Clases sociales
“Siempre hubo clases” es el aserto popular utilizado por quien lo pronuncia para marcar distancias respecto a conductas o estados de otras personas que no son bien vistas por la sociedad. Es frecuente rematarlo con “…y clases” al final para indicar que existen clases aceptables y otras que lo son menos o no lo son. La tendencia a diferenciarse de los demás es un rasgo de la convivencia entre seres humanos con raíces genéticas y un fortísimo componente cultural alimentado en Occidente por dosis de individualismo y maniqueísmo judeocristiano.
En otras latitudes, hoy y en otros tiempos, la distancia entre clases es insalvable, producto de un determinismo que hunde sus raíces en designios divinos o en el poder militar, como sucede con las castas en la India, los clanes y linajes africanos o los rangos en el shogunato japonés. En todo caso, clases, castas, clanes y rangos mayoritarios tienen en común la pobreza, el desdén social y la casi nula posibilidad de alterar esa realidad impuesta por la ideología que la produce y la reproduce. La ciudadanía desfavorecida tiene dos caminos: sumisión o lucha de clases.
La teoría de la lucha de clases surge de la constatación de un conflicto intrínseco a las sociedades donde la división del trabajo hace que existan clases sociales en distinta posición y que defienden intereses diferentes y contradictorios. Desde que la formuló Karl Marx, el capitalismo se ha afanado en demonizarla o negarla, hasta que Warren Buffet reconoció que “existe la lucha de clases, de acuerdo, pero es la mía, la de los ricos, la que está haciendo esa guerra; y vamos ganando”; es la clase, casta, clan o rango que expolia al resto de la sociedad.
Esta contradicción del capitalismo se traduce en el antagonismo entre la producción y la apropiación privada de la plusvalía extraída mediante la explotación del trabajador. En una sociedad organizada políticamente, el conflicto de intereses entre clases se convierte en conflicto político que actúa como “motor de la historia” produciendo cambios sociales. Todo progreso y retroceso político y social se debe a la lucha de clases: si hay lucha hay progreso; si decae hay retroceso. Las élites invierten ingentes sumas de dinero en anular la lucha de clases y a sus agentes.

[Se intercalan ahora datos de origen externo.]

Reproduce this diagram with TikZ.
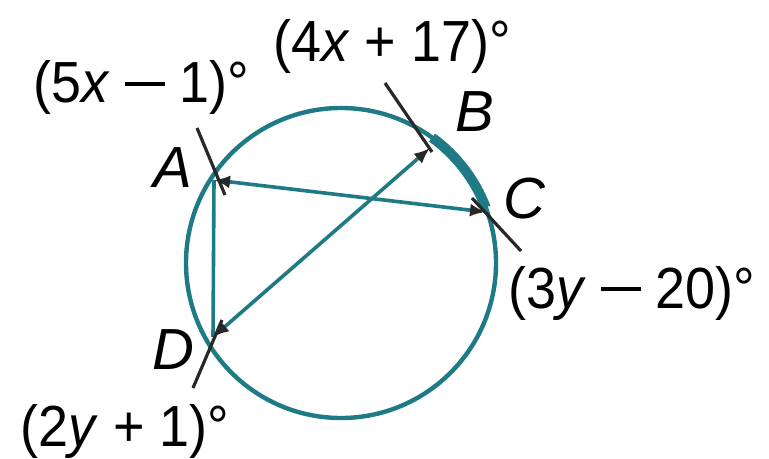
\documentclass[tikz,border=0pt]{standalone}
\usepackage{fontspec}
\setmainfont{Liberation Sans}
\usepackage{tikz}
\usetikzlibrary{arrows.meta}
\definecolor{circteal}{RGB}{30,122,132}
\definecolor{tickgray}{RGB}{40,40,40}
\newcommand\lminus{\raisebox{0.3em}{\rule{0.74em}{0.07em}}}
\newcommand\narrow[1]{\scalebox{0.93}[1]{#1}}

\begin{document}
\begin{tikzpicture}[x=0.5pt,y=-0.5pt]
\tikzset{chord/.style={circteal,line width=1.8pt,{Latex[length=8pt,width=6.5pt,color=tickgray]}-{Latex[length=8pt,width=6.5pt,color=tickgray]}},
  tickline/.style={tickgray,line width=1.6pt},
  lbl/.style={anchor=base west,inner sep=0pt,font=\fontsize{29}{29}\selectfont}};
\useasboundingbox (0,0) rectangle (769,459);
    \coordinate (O) at (341,263);
    \coordinate (A) at (214,180);
    \coordinate (B) at (430,148);
    \coordinate (C) at (486,212);
    \coordinate (D) at (213,337);
    \draw[circteal,line width=2.2pt] (O) circle (155);
    \draw[circteal,line width=5pt] ([shift={(-54:155)}]O) arc[start angle=-54,end angle=-21,radius=155];
    \draw[circteal,line width=1.8pt] (A)--(D);
    \draw[chord] (A)--(C);
    \draw[chord] (D)--(B);
    \coordinate (a1) at (197,128); \coordinate (a2) at (225,195);
    \coordinate (b1) at (385,83);  \coordinate (b2) at (432,152);
    \coordinate (c1) at (472,198); \coordinate (c2) at (521,251);
    \coordinate (d1) at (222,320); \coordinate (d2) at (193,388);
    \draw[tickline] (a1)--(a2);
    \draw[tickline] (b1)--(b2);
    \draw[tickline] (c1)--(c2);
    \draw[tickline] (d1)--(d2);
    \node[lbl] (nA) at (153,188) {\textit{A}};
    \node[lbl] (nB) at (455,132) {\textit{B}};
    \node[lbl] (nC) at (503,219) {\textit{C}};
    \node[lbl] (nD) at (152,369) {\textit{D}};
    \node[lbl] (angA) at (33,103) {\narrow{(5\textit{x} \lminus\ 1)°}};
    \node[lbl] (angB) at (273,62) {\narrow{(4\textit{x} + 17)°}};
    \node[lbl] (angC) at (508,308) {\narrow{(3\textit{y} \lminus\ 20)°}};
    \node[lbl] (angD) at (20,446) {\narrow{(2\textit{y} + 1)°}};
\end{tikzpicture}
\end{document}
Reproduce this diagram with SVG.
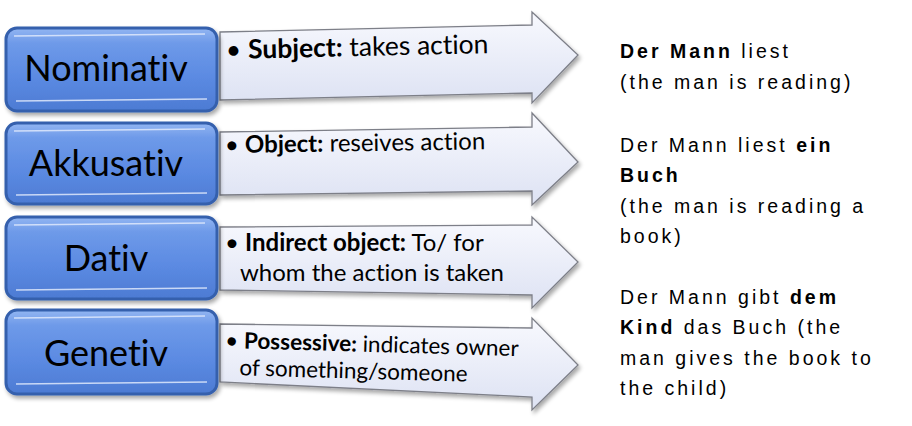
<svg xmlns="http://www.w3.org/2000/svg" width="912" height="426" viewBox="0 0 912 426">
<style>
text{font-variant-ligatures:none;font-feature-settings:"liga" 0}
.case{font-family:Lato,"Open Sans","Liberation Sans",sans-serif;font-size:36px;fill:#000;text-anchor:middle}
.desc{font-family:Lato,"Open Sans","Liberation Sans",sans-serif;font-size:24px;fill:#000}
.b{font-weight:bold}
.ex{font-family:"Liberation Sans",Arial,sans-serif;font-size:19.5px;fill:#000;letter-spacing:3px}
.box{fill:url(#blueFill);stroke:#3560ad;stroke-width:3}
.hl{fill:none;stroke:#dfe9fb;stroke-width:1.6;stroke-opacity:0.85}
.arrow{fill:url(#arrowFill);stroke:#7d7f88;stroke-width:1.3;stroke-linejoin:miter}
</style>
<defs>
<linearGradient id="blueFill" x1="0" y1="0" x2="0" y2="1">
<stop offset="0" stop-color="#93b6f2"/>
<stop offset="0.18" stop-color="#6e9ae9"/>
<stop offset="0.6" stop-color="#5b8ae2"/>
<stop offset="1" stop-color="#4d7bd3"/>
</linearGradient>
<linearGradient id="arrowFill" x1="0" y1="0" x2="0" y2="1">
<stop offset="0" stop-color="#f8f9fe"/>
<stop offset="1" stop-color="#dde2f3"/>
</linearGradient>
<filter id="sh" x="-10%" y="-20%" width="120%" height="150%">
<feGaussianBlur in="SourceAlpha" stdDeviation="2"/>
<feOffset dx="2" dy="3" result="o"/>
<feComponentTransfer><feFuncA type="linear" slope="0.35"/></feComponentTransfer>
<feMerge><feMergeNode/><feMergeNode in="SourceGraphic"/></feMerge>
</filter>
</defs>

<g id="connectors">
<path class="arrow" filter="url(#sh)" d="M220,32 L532,25 L532,12 L578,55 L532,103 L532,93 L220,100 Z"/>
<path class="arrow" filter="url(#sh)" d="M220,132 L532,127 L532,113 L578,162 L532,205 L532,191 L220,195 Z"/>
<path class="arrow" filter="url(#sh)" d="M220,227 L532,225 L532,217 L578,262 L532,308 L532,295 L220,290 Z"/>
<path class="arrow" filter="url(#sh)" d="M220,324 L532,328 L532,318 L578,365 L532,410 L532,397 L220,382 Z"/>
</g>

<g id="nominativ">
<rect class="box" filter="url(#sh)" x="6" y="28" width="211" height="83" rx="11"/>
<path class="hl" d="M16,101 L207,99"/>
<path class="hl" d="M14,36 L205,34" stroke-opacity="0.5"/>
<text class="case" x="106" y="81">Nominativ</text>
</g>
<g id="nominativ-desc">
<text class="desc" style="font-size:26.5px" transform="rotate(-1.3 228 59)" x="226" y="59">•  <tspan class="b">Subject:</tspan> takes action</text>
</g>

<g id="akkusativ">
<rect class="box" filter="url(#sh)" x="6" y="123" width="211" height="81" rx="11"/>
<path class="hl" d="M16,195 L207,193"/>
<path class="hl" d="M14,131 L205,129" stroke-opacity="0.5"/>
<text class="case" x="106" y="176">Akkusativ</text>
</g>
<g id="akkusativ-desc">
<text class="desc" transform="rotate(-0.8 228 153)" x="225" y="153">• <tspan class="b">Object:</tspan> reseives action</text>
</g>

<g id="dativ">
<rect class="box" filter="url(#sh)" x="6" y="217" width="211" height="82" rx="11"/>
<path class="hl" d="M16,290 L207,288"/>
<path class="hl" d="M14,225 L205,223" stroke-opacity="0.5"/>
<text class="case" x="106" y="271">Dativ</text>
</g>
<g id="dativ-desc">
<text class="desc" x="225" y="251">• <tspan class="b">Indirect object:</tspan> To/ for</text>
<text class="desc" x="240" y="281">whom the action is taken</text>
</g>

<g id="genetiv">
<rect class="box" filter="url(#sh)" x="6" y="310" width="211" height="84" rx="11"/>
<path class="hl" d="M16,384 L207,382"/>
<path class="hl" d="M14,318 L205,316" stroke-opacity="0.5"/>
<text class="case" x="106" y="366">Genetiv</text>
</g>
<g id="genetiv-desc">
<g transform="rotate(1.6 228 348)">
<text class="desc" style="font-size:22.5px" x="225" y="348">• <tspan class="b">Possessive:</tspan> indicates owner</text>
<text class="desc" style="font-size:22.5px" x="240" y="375">of something/someone</text>
</g>
</g>

<g id="examples">
<text class="ex" x="620" y="58"><tspan class="b">Der Mann</tspan> liest</text>
<text class="ex" x="620" y="89">(the man is reading)</text>
<text class="ex" x="620" y="152">Der Mann liest <tspan class="b">ein</tspan></text>
<text class="ex b" x="620" y="182">Buch</text>
<text class="ex" x="620" y="213">(the man is reading a</text>
<text class="ex" x="620" y="243">book)</text>
<text class="ex" x="620" y="304">Der Mann gibt <tspan class="b">dem</tspan></text>
<text class="ex" x="620" y="334"><tspan class="b">Kind</tspan> das Buch (the</text>
<text class="ex" x="620" y="365">man gives the book to</text>
<text class="ex" x="620" y="395">the child)</text>
</g>
</svg>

Bajo cualquier excusa, venga o no a cuento, se escucha o se lee casi a diario, en los medios y las redes sociales, el mantra de que el empresario genera riqueza que beneficia al conjunto de la sociedad y que el Estado debe ponerse al servicio del mercado en exclusiva. El mensaje cala. Cuanta más incultura y analfabetismo posea el receptor, tanto mayor es la aceptación del mensaje. Es la mentira del sueño americano, mentira eficaz como un cuento de Disney: cualquiera puede llegar a la cima y ascender de clase y, si no lo hace, es porque no se esfuerza.
¿Se imaginan (hagan el esfuerzo, merece la pena) que unos 27 millones de españoles consiguieran alcanzar el sueño de hacerse millonarios como propone el catecismo neoliberal? Hay gurús e influencers que osan añadir que se puede conseguir a los treinta y pico años y retirarse del trabajo. ¿Imposible? No sean personas de poca fe, no pongan en duda el evangelio capitalista según Milei o Llados. Es imposible, sí, que la mitad de la población pueda pertenecer a una élite que, por definición, es una minoría selecta. ¡Hasta ahí podíamos llegar!
Para que exista una élite, tiene que haber clases medias y bajas muy numerosas que produzcan la riqueza que la élite amasa con la fruición propia de los yonquis del dinero, con un mono que siempre pide más y “obliga” a rebajar salarios, estirar horarios, ajustar plantillas con despidos, deslocalizar la producción y tributar en paraísos fiscales la parte del beneficio que no es dinero negro. Son sacrificios que acechan al emprendedor que “arriesga” su dinero haciendo del mundo un casino donde la banca siempre gana el dinero de la clase trabajadora.